I call the above methods from terminal:

d ##class(betradar.uof.api).getSportsPerDate("en","2017-11-10")

When doing this a get error 6301: "SAX XML Parser-error: invalid byte 'n' at position 2 of a 3-byte sequence while processing Anonymous Stream at line 1 offset 16331"

However if I uncomment the 3 lines at the bottom of my get() method the data is parsed just fine. The saved file can also be opened in a browser or editor and is rendered properly, so I do think my file file is created good and that the data inside is UTF-8.

I'm currently using Caché 2015 on Windows: "Cache for Windows (x86-64) 2015.2.1 (Build 705U) Mon Aug 31 2015 16:45:59 EDT"

Does anyone have any ideas how I can solve this problem without actually reloading the stream from a file on disk? I do want to keep saving the files for logging purposes, but it's not really good practice to save a stream and then immediately open it again.

Regards,
Maarten

0
0 1,783
Discussion (5)2
Log in or sign up to continue

%Save() stream doesn't mean closing.
and Rewind() is different from %Reload().
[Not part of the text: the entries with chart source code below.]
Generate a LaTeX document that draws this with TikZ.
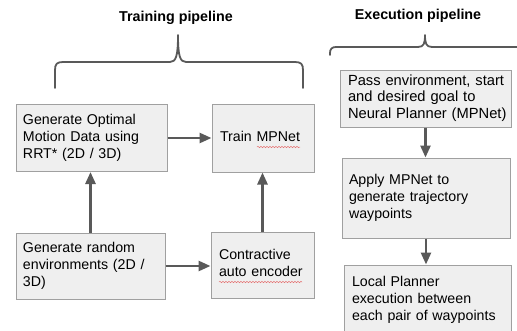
\documentclass[tikz,border=0pt]{standalone}
\usepackage{fontspec}
\setmainfont{Liberation Sans}
\usetikzlibrary{arrows.meta,calc,decorations.pathmorphing}

\definecolor{boxfill}{HTML}{EFEFEF}
\definecolor{boxline}{HTML}{A0A0A0}
\definecolor{ink}{HTML}{595959}
\definecolor{spell}{HTML}{E57373}

% left-aligned block of lines that never re-wraps
\newcommand{\linesblock}[1]{\begin{tabular}{@{}l@{}}#1\end{tabular}}

\tikzset{
  stepbox/.style={draw=boxline, line width=1pt, fill=boxfill, rectangle,
    align=left, anchor=center, inner ysep=0pt,
    font=\fontsize{14.2}{16.8}\selectfont},
  flow/.style={draw=ink, line width=2.6pt,
    -{Triangle[length=12pt,width=10pt]}},
  bracket/.style={draw=ink, line width=1.8pt, line cap=round, line join=round},
  title/.style={font=\bfseries\fontsize{14.3}{17}\selectfont, text=black},
  squiggle/.style={draw=spell, line width=0.5pt,
    decorate, decoration={snake, amplitude=0.7pt, segment length=3pt}}
}

\begin{document}
\begin{tikzpicture}[x=1pt,y=-1pt]
\useasboundingbox (0,0) rectangle (517,330);
\clip (0,0) rectangle (517,330);

% section titles
\node[title] (ttrain) at (176,18) {Training pipeline};
\node[title] (texec) at (418,16) {Execution pipeline};

% curly brackets over each pipeline
\draw[bracket] (55,88) -- (55,70) .. controls (55,64) and (57,62) .. (63,62)
  -- (170,62) .. controls (176,62) and (178,56) .. (178,35)
  .. controls (178,56) and (180,62) .. (186,62)
  -- (295,62) .. controls (301,62) and (303,64) .. (303,70) -- (303,88);
\draw[bracket] (330,55) -- (330,53) .. controls (330,49) and (332,47) .. (336,47)
  -- (418,47) .. controls (424,47) and (425,43) .. (425,35)
  .. controls (425,43) and (426,47) .. (432,47)
  -- (530,47);

% training pipeline boxes
\node[stepbox, minimum width=151pt, minimum height=67pt, text width=137pt]
  (gen) at (91.5,138) {\linesblock{Generate Optimal\\Motion Data using\\RRT* (2D / 3D)}};
\node[stepbox, minimum width=102pt, minimum height=68pt, text width=86pt]
  (train) at (263,138) {\linesblock{Train MPNet}};
\node[stepbox, minimum width=149pt, minimum height=66pt, text width=135pt]
  (env) at (90.5,266) {\linesblock{Generate random\\environments (2D /\\3D)}};
\node[stepbox, minimum width=103pt, minimum height=66pt, text width=87pt]
  (cae) at (262.5,265) {\linesblock{Contractive\\auto encoder}};

% execution pipeline boxes
\node[stepbox, minimum width=171pt, minimum height=57pt, text width=155pt,
  font=\fontsize{14.7}{16.4}\selectfont]
  (pass) at (425.5,98.5) {\linesblock{Pass environment, start\\and desired goal to\\Neural Planner (MPNet)}};
\node[stepbox, minimum width=168pt, minimum height=80pt, text width=154pt]
  (apply) at (426,198) {\linesblock{Apply MPNet to\\generate trajectory\\waypoints}};
\node[stepbox, minimum width=167pt, minimum height=70pt, text width=151pt]
  (local) at (427.5,300) {\linesblock{Local Planner\\execution between\\each pair of waypoints}};

% spell-check underlines
\draw[squiggle] (257,147) -- (300,147);
\draw[squiggle] (219,282) -- (302,282);

% connectors
\draw[flow] (gen.east) -- (train.west);
\draw[flow] (env.east) -- (env.east -| cae.west);
\draw[flow] (env.north) -- (env.north |- gen.south);
\draw[flow] (cae.north) -- (cae.north |- train.south);
\draw[flow] (pass.south) -- (pass.south |- apply.north);
\draw[flow] (apply.south) -- (apply.south |- local.north);
\end{tikzpicture}
\end{document}
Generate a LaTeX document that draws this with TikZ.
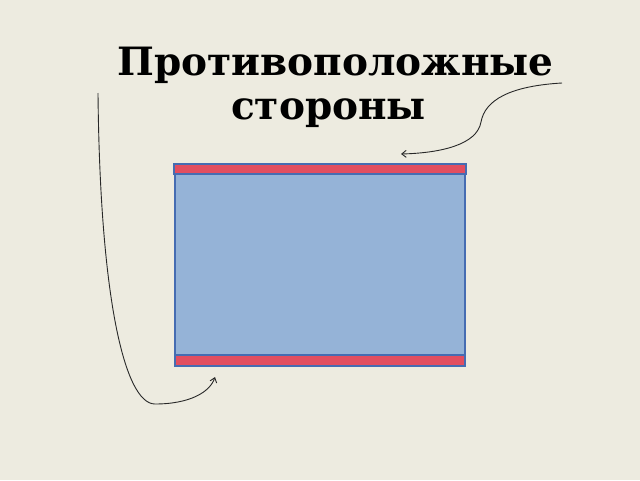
\documentclass[tikz,border=0pt]{standalone}
\usepackage{fontspec}
\newfontfamily\titlefont{DejaVu Serif}
\usetikzlibrary{arrows.meta}
\definecolor{bg}{RGB}{237,235,224}
\definecolor{boxfill}{RGB}{149,179,215}
\definecolor{boxline}{RGB}{70,108,178}
\definecolor{barred}{RGB}{226,78,96}
\definecolor{curve}{RGB}{40,40,40}
\tikzset{
  titletext/.style={font=\titlefont\bfseries\fontsize{39}{46}\selectfont, inner sep=0pt, anchor=base},
  sidebar/.style={draw=boxline, line width=1.5pt, fill=barred},
  mainbox/.style={draw=boxline, line width=1.5pt, fill=boxfill},
  pointer/.style={draw=curve, line width=0.9pt, -{Straight Barb[length=4.5pt,width=7pt]}}
}
\begin{document}
\begin{tikzpicture}[x=1pt,y=-1pt]
\fill[bg] (0,0) rectangle (640,480);
\useasboundingbox (0,0) rectangle (640,480);
\node[titletext] (t1) at (335.5,75) {Противоположные};
\node[titletext] (t2) at (328.5,119) {стороны};
\draw[mainbox] (175,169) rectangle (465,361);
\draw[sidebar] (174,164) rectangle (466,174);
\draw[sidebar] (175,355) rectangle (465,366);
\coordinate (a1s) at (562,83);
\coordinate (a1e) at (401,154);
\coordinate (a2s) at (98,93);
\coordinate (a2m) at (155,404);
\coordinate (a2e) at (215,377);
\draw[pointer] (a1s) .. controls (510,86) and (485,100) .. (481,122) .. controls (477,145) and (440,153) .. (a1e);
\draw[pointer] (a2s) .. controls (100,300) and (125,404) .. (a2m) .. controls (190,404) and (210,392) .. (a2e);
\end{tikzpicture}
\end{document}
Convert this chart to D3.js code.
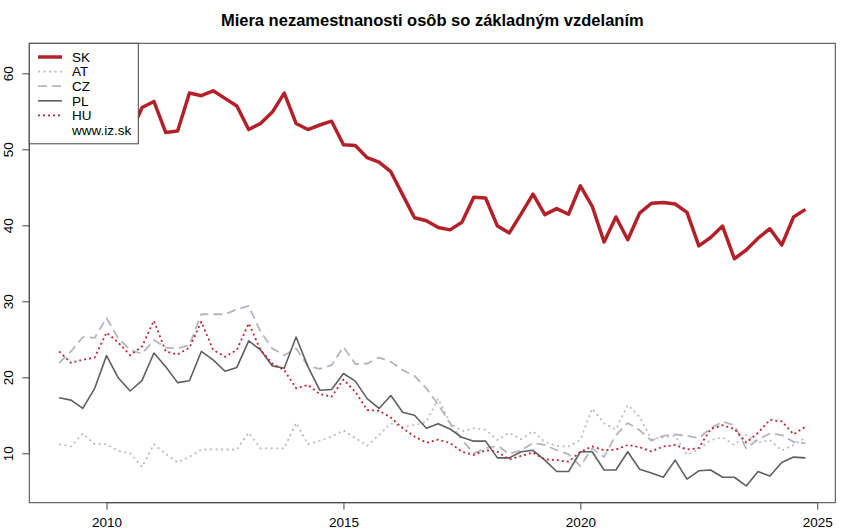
<!DOCTYPE html>
<html>
<head>
<meta charset="utf-8">
<script src="https://cdn.jsdelivr.net/npm/d3@7"></script>
<style>
  html, body { margin: 0; padding: 0; background: #fff; }
  svg { display: block; font-family: "Liberation Sans", Arial, sans-serif; }
</style>
</head>
<body>
<svg id="chart" width="850" height="532"></svg>
<script>
const title = "Miera nezamestnanosti osôb so základným vzdelaním";
const startYear = 2009;
const xTicks = [2010, 2015, 2020, 2025];
const yTicks = [10, 20, 30, 40, 50, 60];
const legendNames = ["SK", "AT", "CZ", "PL", "HU"];
const sourceLabel = "www.iz.sk";

const SK = [53.5, 56.0, 55.0, 57.5, 61.7, 58.5, 52.0, 55.5, 56.3, 52.2, 52.4, 57.4, 57.05, 57.7, 56.7, 55.7,
  52.6, 53.4, 54.9, 57.4, 53.4, 52.6, 53.2, 53.7, 50.6, 50.5, 48.9, 48.3, 47.05, 44.0, 41.0, 40.6,
  39.7, 39.4, 40.4, 43.7, 43.6, 39.9, 39.0, 41.5, 44.1, 41.4, 42.2, 41.45, 45.2, 42.5, 37.8, 41.1,
  38.1, 41.6, 42.9, 43.0, 42.8, 41.7, 37.3, 38.4, 39.9, 35.6, 36.75, 38.3, 39.55, 37.4, 41.1, 42.1];
const AT = [11.2, 10.9, 12.6, 11.2, 11.2, 10.3, 10.0, 8.2, 11.2, 9.9, 8.8, 9.55, 10.5, 10.5, 10.5, 10.5,
  12.7, 10.65, 10.65, 10.65, 14.0, 11.2, 11.65, 12.2, 13.0, 12.0, 11.0, 12.4, 13.95, 13.5, 13.7, 14.15,
  17.2, 14.0, 12.9, 13.3, 13.1, 11.75, 12.7, 11.85, 12.9, 11.5, 10.95, 10.9, 11.75, 15.9, 13.95, 13.15,
  16.35, 14.8, 11.85, 12.1, 12.3, 9.8, 10.5, 11.75, 12.1, 11.1, 12.4, 11.4, 11.75, 10.35, 11.1, 12.05];
const CZ = [21.9, 23.4, 25.3, 25.2, 27.8, 25.1, 23.6, 23.1, 24.9, 23.9, 23.8, 24.25, 28.3, 28.3, 28.3, 28.95,
  29.4, 26.0, 23.8, 22.9, 23.8, 21.5, 21.1, 21.6, 24.0, 21.75, 21.8, 22.6, 22.05, 20.95, 20.2, 18.55,
  16.4, 13.95, 11.75, 10.0, 10.65, 11.0, 9.9, 10.4, 11.35, 11.1, 10.4, 9.9, 8.3, 10.65, 9.5, 12.4,
  14.0, 13.05, 11.65, 12.3, 12.5, 12.3, 12.0, 13.3, 14.15, 13.7, 10.65, 11.85, 12.6, 12.4, 11.5, 11.3];
const PL = [17.3, 17.0, 15.9, 18.55, 22.85, 19.9, 18.2, 19.6, 23.2, 21.4, 19.3, 19.55, 23.4, 22.3, 20.8, 21.3,
  24.8, 23.6, 21.5, 21.2, 25.3, 21.4, 18.3, 18.4, 20.5, 19.5, 17.2, 15.9, 17.6, 15.4, 15.0, 13.3,
  13.9, 13.2, 12.1, 11.6, 11.6, 9.4, 9.4, 10.2, 10.4, 9.1, 7.6, 7.6, 10.2, 10.2, 7.8, 7.8,
  10.2, 7.9, 7.4, 6.85, 9.1, 6.6, 7.7, 7.8, 6.85, 6.85, 5.7, 7.6, 7.0, 8.8, 9.5, 9.4];
const HU = [23.4, 21.9, 22.3, 22.6, 25.9, 24.55, 22.9, 24.1, 27.45, 23.4, 23.0, 23.9, 27.3, 23.6, 22.7, 23.6,
  27.1, 23.6, 21.8, 20.95, 18.55, 19.0, 17.8, 17.45, 19.7, 18.1, 15.7, 15.6, 14.7, 13.3, 12.2, 11.4,
  11.8, 11.35, 10.2, 9.8, 10.4, 10.2, 9.2, 9.65, 10.1, 9.2, 9.1, 8.9, 10.2, 10.9, 10.4, 10.5,
  11.1, 10.8, 10.25, 10.9, 11.1, 10.5, 10.7, 13.2, 13.7, 13.2, 11.4, 12.7, 14.4, 14.2, 12.5, 13.5];

const periods = SK.map((_, i) => startYear + i / 4);

const styles = {
  SK: { color: "#b3202a", width: 3.5, dash: null },
  AT: { color: "#b9bbc2", width: 1.8, dash: "2,3.5" },
  CZ: { color: "#b1b6be", width: 1.8, dash: "9,5" },
  PL: { color: "#5f5f5f", width: 1.6, dash: null },
  HU: { color: "#c0262e", width: 1.8, dash: "2,3" }
};
const seriesData = { SK, AT, CZ, PL, HU };

const svg = d3.select("#chart");
const plot = { left: 29.3, right: 835.3, top: 43.3, bottom: 502.7 };

const xMin = d3.min(periods), xMax = d3.max(periods);
const xPad = 0.04 * (xMax - xMin);
const x = d3.scaleLinear().domain([xMin - xPad, xMax + xPad]).range([plot.left, plot.right]);
const y = d3.scaleLinear().domain([3.5, 63.95]).range([plot.bottom, plot.top]);

// Title
svg.append("text").attr("x", (plot.left + plot.right) / 2).attr("y", 26)
  .attr("text-anchor", "middle").attr("font-weight", "bold").attr("font-size", 16.5)
  .attr("fill", "#000").text(title);

// Series lines
const line = d3.line().x((d, i) => x(periods[i])).y(d => y(d));
const order = ["SK", "AT", "CZ", "PL", "HU"];
const g = svg.append("g");
order.forEach(name => {
  const s = styles[name];
  g.append("path").datum(seriesData[name])
    .attr("d", line).attr("fill", "none")
    .attr("stroke", s.color).attr("stroke-width", s.width)
    .attr("stroke-linejoin", "round")
    .attr("stroke-dasharray", s.dash);
});

// Box
svg.append("rect").attr("x", plot.left).attr("y", plot.top)
  .attr("width", plot.right - plot.left).attr("height", plot.bottom - plot.top)
  .attr("fill", "none").attr("stroke", "#444").attr("stroke-width", 1);

// X axis
const xAxis = d3.axisBottom(x).tickValues(xTicks).tickFormat(d3.format("d")).tickSize(7).tickPadding(8);
const gx = svg.append("g").attr("transform", `translate(0,${plot.bottom})`).call(xAxis);
gx.select(".domain").attr("d", `M${x(xTicks[0])},0H${x(xTicks[xTicks.length - 1])}`).attr("stroke", "#444");
gx.selectAll(".tick line").attr("stroke", "#444");
gx.selectAll("text").attr("font-size", 13.5).attr("fill", "#000")
  .attr("font-family", "Liberation Sans, Arial, sans-serif");

// Y axis
const yAxis = d3.axisLeft(y).tickValues(yTicks).tickFormat(d3.format("d")).tickSize(7).tickPadding(0);
const gy = svg.append("g").attr("transform", `translate(${plot.left},0)`).call(yAxis);
gy.select(".domain").attr("d", `M0,${y(yTicks[0])}V${y(yTicks[yTicks.length - 1])}`).attr("stroke", "#444");
gy.selectAll(".tick line").attr("stroke", "#444");
gy.selectAll("text")
  .attr("font-size", 13.5).attr("fill", "#000")
  .attr("font-family", "Liberation Sans, Arial, sans-serif")
  .attr("x", null).attr("dy", null)
  .attr("text-anchor", "middle")
  .attr("transform", "translate(-21,0) rotate(-90)")
  .attr("dy", "0.35em");

// Legend
const lg = svg.append("g");
lg.append("rect").attr("x", plot.left).attr("y", plot.top)
  .attr("width", 109).attr("height", 100.5)
  .attr("fill", "#fff").attr("stroke", "#444").attr("stroke-width", 1);
const rowH = 14.6;
legendNames.forEach((name, i) => {
  const s = styles[name];
  const cy = 57 + i * rowH;
  lg.append("line").attr("x1", 38).attr("x2", 62).attr("y1", cy).attr("y2", cy)
    .attr("stroke", s.color).attr("stroke-width", s.width)
    .attr("stroke-dasharray", s.dash);
  lg.append("text").attr("x", 72).attr("y", cy).attr("dy", "0.36em")
    .attr("font-size", 13.5).attr("fill", "#000").text(name);
});
lg.append("text").attr("x", 72).attr("y", 57 + 5 * rowH).attr("dy", "0.36em")
  .attr("font-size", 13.5).attr("fill", "#000").text(sourceLabel);
</script>
</body>
</html>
So the intention of the 3 out-commented lines is not obvious.

Opposite to your comment %Open() does a reload from disk.

I changed to %Stream.FileBinary is you suggested and changed the response.CopyFrom() to

while 'https.HttpResponse.Data.AtEnd {
response.Write($zcvt(https.HttpResponse.Data.ReadLine(), "O", "UTF8"))
}

and now it works perfectly. Thanks a lot!

This worked for me as well. In my case I was parsing an XML file ANSI encoded without proper header. Once the stream hit a special charachter (in my case "à") it wouldn't recognize it. I presume %XML.XPATH.Document and %XML.TextReader default to UTF-8 in this case, after converting the stream I was able to parse without issues.

set cda2Stream = ##class(%Stream.FileBinary).%New()
$$$ThrowOnError(cda2Stream.LinkToFile(cda2FileName))
// Converting to UTF-8 encoding as the original stream is ANSI encoded without proper header
set convertedStream = ##class(%Stream.GlobalBinary).%New()
while 'cda2Stream.AtEnd {
	$$$ThrowOnError(convertedStream.WriteLine($zconvert(cda2Stream.ReadLine(),"O","UTF8")))
}
// Parsing the converted stream
$$$ThrowOnError(##class(%XML.TextReader).ParseStream(convertedStream,.Textreader))
$$$ThrowOnError(##class(%XML.XPATH.Document).CreateFromStream(convertedStream,.XpathDoc))
set XpathDoc.PrefixMappings = "s urn:hl7-org:v3"

As I recall Character-type streams always translate to Unicode.

You could try a Binary stream, which does not do any translation

HTH

Check that your XML declaration (encoding) corresponds to the actual stream).